The course presents important aspects of theory of science and research methods relevant to the multidisciplinary field of advanced IMER studies. Covering both qualitatively and quantitatively oriented methods of research, the course provides knowledge for the student in formulating research questions and relevant problems/hypotheses for conducting an independent research assignment. The student’s ability to choose, apply and present methods of research will be assessed through seminar presentations and written assignments.
After finishing the course, the student shall:
• display knowledge of and insight into the methodology within the field of research, encompassing the humanities and the social science disciplines relevant to IMER-related research, as well as the various theoretical perspectives that inform such research;
• display an ability to independently identify and formulate a problem for detailed consideration both orally and in writing, and apply methodology correctly in a specific research situation in order to convey the results of their own work, and the results of others;
• display an ability to evaluate and elaborate on issues of empirical research from the relevant social and ethical perspectives.
The course is based on active participation of the students. A variety of methods, including interactive lectures/discussions, assigned readings, and group projects will be utilised for the purpose of achieving the course objectives.
The assessment of the students’ knowledge will be based on individually performed written assignments and/or on oral or written presentations of group projects. In group presentations the individual student’s contribution must be distinguishable.
Students who do not pass the regular course exams have the minimum of two re-sit opportunities. Re-sits follow the same form as the original exams, apart from re-sits for group work, which take the form of individual written and oral assignments.
General literature (whole course):
- 6, P. & Bellamy, C. (2012) Principles of Methodology: Research Design in Social Science. London: Sage. [336 pp.]
- Oliver, P. (2010) The student’s guide to research ethics. 2nd ed. McGraw-Hill/Open University Press (Open UP study skills). [170 pp.]
- Rosenberg, A. (2015) Philosophy of Social Science (5th ed.). Boulder, Colorado: Westview Press. [360 pp.]
- Chambliss, D. and Schutt, R. (2018) Making Sense of the Social World: Methods of Investigation. London: Sage. [400 pp.]

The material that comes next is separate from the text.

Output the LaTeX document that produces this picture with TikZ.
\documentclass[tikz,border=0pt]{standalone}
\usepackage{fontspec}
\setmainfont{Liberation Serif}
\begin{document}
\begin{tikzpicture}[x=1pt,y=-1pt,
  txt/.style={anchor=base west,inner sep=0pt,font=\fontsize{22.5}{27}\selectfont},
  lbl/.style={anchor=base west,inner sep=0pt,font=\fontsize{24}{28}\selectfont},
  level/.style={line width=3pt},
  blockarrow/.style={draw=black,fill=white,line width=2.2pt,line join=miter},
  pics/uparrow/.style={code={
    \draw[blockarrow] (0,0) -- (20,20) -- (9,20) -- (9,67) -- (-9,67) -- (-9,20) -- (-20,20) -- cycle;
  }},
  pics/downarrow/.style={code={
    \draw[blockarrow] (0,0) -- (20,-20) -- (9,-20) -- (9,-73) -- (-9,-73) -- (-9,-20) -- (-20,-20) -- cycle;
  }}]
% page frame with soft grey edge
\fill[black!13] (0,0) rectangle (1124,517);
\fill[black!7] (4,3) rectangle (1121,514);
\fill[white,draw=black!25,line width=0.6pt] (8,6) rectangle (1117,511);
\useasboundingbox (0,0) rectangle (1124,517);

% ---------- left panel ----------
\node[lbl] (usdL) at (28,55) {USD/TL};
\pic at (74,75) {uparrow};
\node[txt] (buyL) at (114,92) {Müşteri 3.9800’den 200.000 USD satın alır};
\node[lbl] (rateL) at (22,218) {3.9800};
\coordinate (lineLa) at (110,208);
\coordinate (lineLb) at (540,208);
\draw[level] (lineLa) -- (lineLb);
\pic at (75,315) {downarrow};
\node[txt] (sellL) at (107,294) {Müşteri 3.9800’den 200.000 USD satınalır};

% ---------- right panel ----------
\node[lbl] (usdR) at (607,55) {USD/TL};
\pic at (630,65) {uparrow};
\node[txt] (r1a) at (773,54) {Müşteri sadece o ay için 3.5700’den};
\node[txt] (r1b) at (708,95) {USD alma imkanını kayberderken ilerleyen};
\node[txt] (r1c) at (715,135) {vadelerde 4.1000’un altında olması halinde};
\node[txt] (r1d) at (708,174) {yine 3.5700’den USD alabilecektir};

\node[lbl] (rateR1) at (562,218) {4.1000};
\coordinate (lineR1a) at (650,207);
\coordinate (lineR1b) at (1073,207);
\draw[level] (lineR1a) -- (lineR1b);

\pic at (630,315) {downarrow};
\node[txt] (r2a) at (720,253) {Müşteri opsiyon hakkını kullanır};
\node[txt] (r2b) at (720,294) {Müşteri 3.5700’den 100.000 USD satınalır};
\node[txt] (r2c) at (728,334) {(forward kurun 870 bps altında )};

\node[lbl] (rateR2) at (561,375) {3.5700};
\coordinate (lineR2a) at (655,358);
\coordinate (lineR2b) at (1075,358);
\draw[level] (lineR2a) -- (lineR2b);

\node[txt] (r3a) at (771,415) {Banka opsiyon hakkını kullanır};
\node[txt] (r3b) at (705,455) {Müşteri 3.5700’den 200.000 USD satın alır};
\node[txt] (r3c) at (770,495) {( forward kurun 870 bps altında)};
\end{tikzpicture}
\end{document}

Interview and observation methods
- Brinkmann, S., and Kvale, S. (2018) Doing interviews, Qualitative research Kit (2nd ed.). London: Sage. [120 pp.]

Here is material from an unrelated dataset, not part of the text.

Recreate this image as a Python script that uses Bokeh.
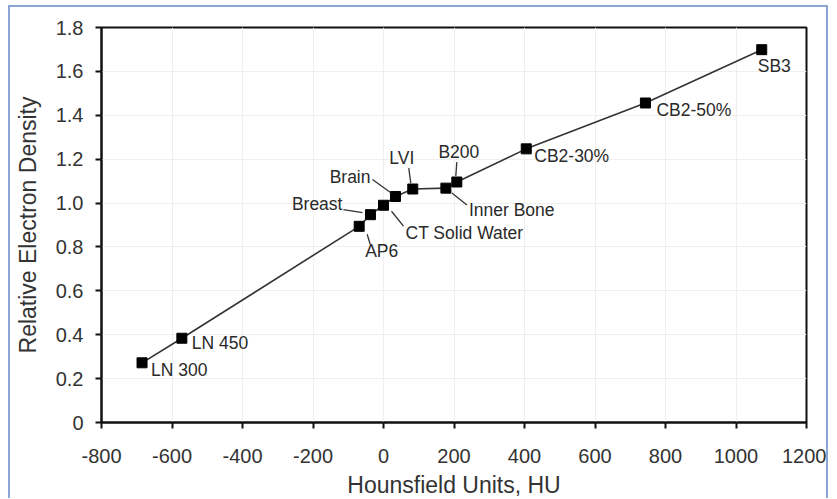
from bokeh.plotting import figure
from bokeh.models import ColumnDataSource, Range1d, FixedTicker
from bokeh.core.properties import value
from bokeh.embed import file_html
from bokeh.resources import INLINE

# ---- data ----
names = ["LN 300", "LN 450", "AP6", "Breast", "CT Solid Water", "Brain", "LVI",
         "Inner Bone", "B200", "CB2-30%", "CB2-50%", "SB3"]
hu = [-685, -572, -69, -37, 0, 34, 83, 177, 208, 405, 743, 1073]
red = [0.272, 0.384, 0.894, 0.947, 0.990, 1.030, 1.064, 1.068, 1.096, 1.247, 1.456, 1.699]

x_ticks = [-800, -600, -400, -200, 0, 200, 400, 600, 800, 1000, 1200]
y_ticks = [0, 0.2, 0.4, 0.6, 0.8, 1.0, 1.2, 1.4, 1.6, 1.8]
y_tick_labels = ["0", "0.2", "0.4", "0.6", "0.8", "1.0", "1.2", "1.4", "1.6", "1.8"]

# ---- label layout (screen px offsets from each marker, y downwards) ----
lab_dx = [9, 10, 6, -28, 22, -25, -11, 23, 2, 8, 11, -4]
lab_dy = [7, 5, 25, -11, 28, -20, -31, 22, -30, 7, 7, 16]
lab_align = ["left", "left", "left", "right", "left", "right", "center", "left",
             "center", "left", "left", "left"]
# leader lines (px offsets from marker): start and end, None = no leader
lead = [None, None, (8, 8, 11, 18), (-27, -5, -8, -2), (8, 6, 20, 21),
        (-23, -17, -5, -4), (-4, -21, -2, -6), (6, 5, 21, 17), (0, -20, -1, -6),
        None, None, None]

XMIN, XMAX, YMIN, YMAX = -800, 1200, 0, 1.8
FW, FH = 705, 397
ML, MR, MT, MB = 91, 24, 20, 76
sx = FW / (XMAX - XMIN)
sy = FH / (YMAX - YMIN)

FONT = "Liberation Sans"

p = figure(width=ML + FW + MR, height=MT + FH + MB, output_backend="svg",
           toolbar_location=None,
           x_range=Range1d(XMIN, XMAX), y_range=Range1d(YMIN, YMAX),
           min_border_left=ML, min_border_right=MR, min_border_top=MT,
           min_border_bottom=MB)
p.styles = {"border-left": "2px solid #8ba6d4", "border-top": "2px solid #8ba6d4",
            "border-right": "2px solid #8ba6d4", "margin-top": "5px",
            "margin-left": "8px", "margin-bottom": "-30px"}
p.background_fill_color = "white"
p.border_fill_color = "white"
p.outline_line_color = "#111111"
p.outline_line_width = 2

p.xaxis.ticker = FixedTicker(ticks=x_ticks)
p.yaxis.ticker = FixedTicker(ticks=y_ticks)
p.yaxis.major_label_overrides = {t: l for t, l in zip(y_ticks, y_tick_labels)}
p.xaxis.major_label_overrides = {t: str(t) for t in x_ticks}

for ax in (p.xaxis, p.yaxis):
    ax.axis_line_color = "#111111"
    ax.axis_line_width = 2
    ax.major_tick_line_color = "#111111"
    ax.major_tick_line_width = 2
    ax.major_tick_out = 6
    ax.major_tick_in = 0
    ax.minor_tick_line_color = None
    ax.major_label_text_font = FONT
    ax.major_label_text_font_size = "20px"
    ax.major_label_text_color = "#333333"
    ax.axis_label_text_font = FONT
    ax.axis_label_text_font_size = "23px"
    ax.axis_label_text_font_style = "normal"
    ax.axis_label_text_color = "#333333"

p.xaxis.axis_label = "Hounsfield Units, HU"
p.yaxis.axis_label = "Relative Electron Density"
p.xaxis.major_label_standoff = 20
p.yaxis.major_label_standoff = 12
p.xaxis.axis_label_standoff = 6
p.yaxis.axis_label_standoff = 12

p.xgrid.grid_line_color = "#efefef"
p.ygrid.grid_line_color = "#efefef"

src = ColumnDataSource(dict(x=hu, y=red))
p.line("x", "y", source=src, line_color="#333333", line_width=1.6)
p.scatter("x", "y", source=src, marker="square", size=10, fill_color="black",
          line_color="black")

# labels
tx = [x + dx / sx for x, dx in zip(hu, lab_dx)]
ty = [y - dy / sy for y, dy in zip(red, lab_dy)]
lsrc = ColumnDataSource(dict(x=tx, y=ty, t=names, a=lab_align))
p.text("x", "y", text="t", source=lsrc, text_align="a", text_baseline="middle",
       text_font=value(FONT), text_font_size="17.5px", text_color="#2a2a2a")

# leader lines
x0, y0, x1, y1 = [], [], [], []
for x, y, l in zip(hu, red, lead):
    if l is None:
        continue
    x0.append(x + l[0] / sx); y0.append(y - l[1] / sy)
    x1.append(x + l[2] / sx); y1.append(y - l[3] / sy)
p.segment(x0, y0, x1, y1, line_color="#333333", line_width=1.3)

open("out.html", "w").write(file_html(p, INLINE))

- Hammersley Martin (2007) Ethnography. Principles in Practice. London and NY: Routledge, Taylor and Francis Group (E-book). [280 pp.]

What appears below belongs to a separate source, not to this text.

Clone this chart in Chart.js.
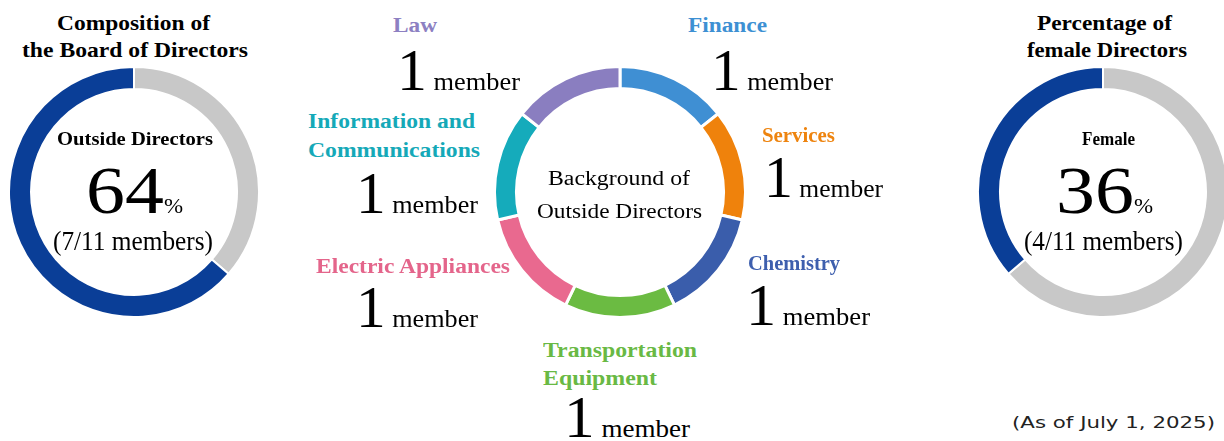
<!DOCTYPE html>
<html><head><meta charset="utf-8">
<script src="https://cdn.jsdelivr.net/npm/chart.js@4.4.0/dist/chart.umd.min.js"></script>
<style>
html,body{margin:0;padding:0;background:#fff;width:1224px;height:441px;overflow:hidden;position:relative}
canvas{position:absolute}
.t{position:absolute;left:0;top:0;white-space:nowrap;font-family:'Liberation Serif','Times New Roman',serif;color:#000;transform-origin:0 0;line-height:normal}
.b{font-weight:bold}
</style></head><body>
<canvas id="board" width="252" height="252" style="left:8px;top:66px"></canvas>
<canvas id="background" width="254" height="254" style="left:493px;top:65px"></canvas>
<canvas id="female" width="252" height="252" style="left:977px;top:66px"></canvas>
<script>
// ---- data ----
const boardLabels = ['Inside Directors', 'Outside Directors'];
const boardMembers = [4, 7];
const genderLabels = ['Male', 'Female'];
const genderMembers = [7, 4];
const backgroundCategories = ['Finance', 'Services', 'Chemistry', 'Transportation Equipment', 'Electric Appliances', 'Information and Communications', 'Law'];
const backgroundMembers = [1, 1, 1, 1, 1, 1, 1];
const asOfDate = 'July 1, 2025';

// ---- styles ----
const NAVY = '#0a3e97', GRAY = '#c8c8c8';
const segColors = ['#3f8fd3', '#ef820c', '#3a5dab', '#6bbb42', '#e9698f', '#15abbb', '#8a7ec0'];
const txtColors = ['#3d90d3', '#ee840f', '#3e5fae', '#69b944', '#e4658b', '#15a9b8', '#8d80c2'];

function ring(id, labels, data, colors, cutout, bw) {
  return new Chart(document.getElementById(id), {
    type: 'doughnut',
    data: { labels, datasets: [{ data, backgroundColor: colors, borderColor: '#ffffff', borderWidth: bw, hoverOffset: 0 }] },
    options: {
      responsive: false, animation: false, devicePixelRatio: 1, cutout: cutout, rotation: 0,
      layout: { padding: 0 }, events: [],
      plugins: { legend: { display: false }, tooltip: { enabled: false } }
    }
  });
}
ring('board', boardLabels, boardMembers, [GRAY, NAVY], '82.4%', 2);
ring('background', backgroundCategories, backgroundMembers, segColors, '82.5%', 3);
ring('female', genderLabels, genderMembers, [GRAY, NAVY], '82.4%', 2);

// ---- text ----
function mk(parts, cls, color) {
  const d = document.createElement('div');
  d.className = 't ' + (cls || '');
  if (color) d.style.color = color;
  parts.forEach(p => {
    const s = document.createElement('span');
    s.textContent = p[0];
    if (p[1]) s.style.fontSize = p[1] + 'px';
    if (p[2]) s.style.fontFamily = p[2];
    d.appendChild(s);
  });
  document.body.appendChild(d);
  return d;
}
function place(el, x, bl, align, w) {
  const m = document.createElement('span');
  m.style.cssText = 'display:inline-block;width:0;height:0;vertical-align:baseline';
  el.appendChild(m);
  const r = el.getBoundingClientRect();
  const nat = r.width;
  const b = m.getBoundingClientRect().top - r.top;
  const s = w ? w / nat : 1;
  const left = align === 'center' ? x - nat * s / 2 : align === 'right' ? x - nat * s : x;
  el.style.left = left + 'px';
  el.style.top = (bl - b) + 'px';
  el.style.transform = 'scaleX(' + s + ')';
}
const total = a => a.reduce((p, c) => p + c, 0);

function build() {
  const nB = total(boardMembers), outside = boardMembers[1];
  const nG = total(genderMembers), female = genderMembers[1];

  // left panel
  place(mk([['Composition of', 22]], 'b'), 133.5, 30, 'center', 153);
  place(mk([['the Board of Directors', 22]], 'b'), 135, 57, 'center', 226);
  place(mk([[boardLabels[1], 19]], 'b'), 135, 145, 'center', 156);
  place(mk([[String(Math.round(outside / nB * 100)), 68], ['%', 20]]), 86, 213, 'left', 97);
  place(mk([['(' + outside + '/' + nB + ' members)', 27]]), 133, 250, 'center', 160);

  // right panel
  place(mk([['Percentage of', 22]], 'b'), 1104, 30, 'center', 135);
  place(mk([['female Directors', 22]], 'b'), 1107, 57, 'center', 160);
  place(mk([[genderLabels[1], 19]], 'b'), 1108, 145, 'center', 53);
  place(mk([[String(Math.round(female / nG * 100)), 68], ['%', 20]]), 1056, 213, 'left', 97);
  place(mk([['(' + female + '/' + nG + ' members)', 27]]), 1103, 250, 'center', 159);

  // middle centre
  place(mk([['Background of', 20]]), 619, 185, 'center', 142);
  place(mk([['Outside Directors', 20]]), 619, 218, 'center', 165);

  // category labels: title lines [text, cx, baseline, width], member group [left, baseline, width]
  const layout = {
    'Finance': { lines: [['Finance', 727, 32, 79]], mem: [711, 90, 122] },
    'Services': { lines: [['Services', 798, 142, 73]], mem: [764, 197, 119] },
    'Chemistry': { lines: [['Chemistry', 794, 270, 92]], mem: [746, 325, 124] },
    'Transportation Equipment': { lines: [['Transportation', 620, 357, 154], ['Equipment', 600, 385, 114]], mem: [564, 437, 126] },
    'Electric Appliances': { lines: [['Electric Appliances', 413, 273, 194]], mem: [356, 327, 122] },
    'Information and Communications': { lines: [['Information and', 391, 128, 167], ['Communications', 394, 157, 172]], mem: [356, 213, 122] },
    'Law': { lines: [['Law', 415, 32, 44]], mem: [397, 90, 123] }
  };
  backgroundCategories.forEach((cat, i) => {
    const L = layout[cat];
    L.lines.forEach(l => place(mk([[l[0], 20]], 'b', txtColors[i]), l[1], l[2], 'center', l[3]));
    const n = backgroundMembers[i];
    place(mk([[String(n), 59], [' ' + (n === 1 ? 'member' : 'members'), 26]]), L.mem[0], L.mem[1], 'left', L.mem[2]);
  });

  // footer
  const f = mk([['(As of ' + asOfDate + ')', 16.5, "'DejaVu Sans', Verdana, sans-serif"]]);
  f.style.color = '#222';
  place(f, 1113, 428, 'center', 203);
}
if (document.fonts && document.fonts.ready) document.fonts.ready.then(build); else build();
</script>
</body></html>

- Karlsson, J. C. and Bergman, A. (2016) Methods for Social Theory. Analytical Tools for Theorizing and Writing. Abingdon-on-Thames, UK: Routledge. [168 pp.]
- Mayan, M. J. (2009) Essentials of Qualitative Inquiry. London and New York: Routledge, Taylor and Francis Group. [172 pp.]
Methods for text analysis
- Boréus, K. and Bergström, G. (2017) Analyzing Text and Discourse: Eight Approaches for the Social Science. London: Sage. [304 pp.]
Additional articles and academic theses will be agreed upon during the course.
All students are offered an opportunity to give oral or written feedback at the end of the course. A summary of the results will be made available. The students are also given a possibility to offer feedback through the course council.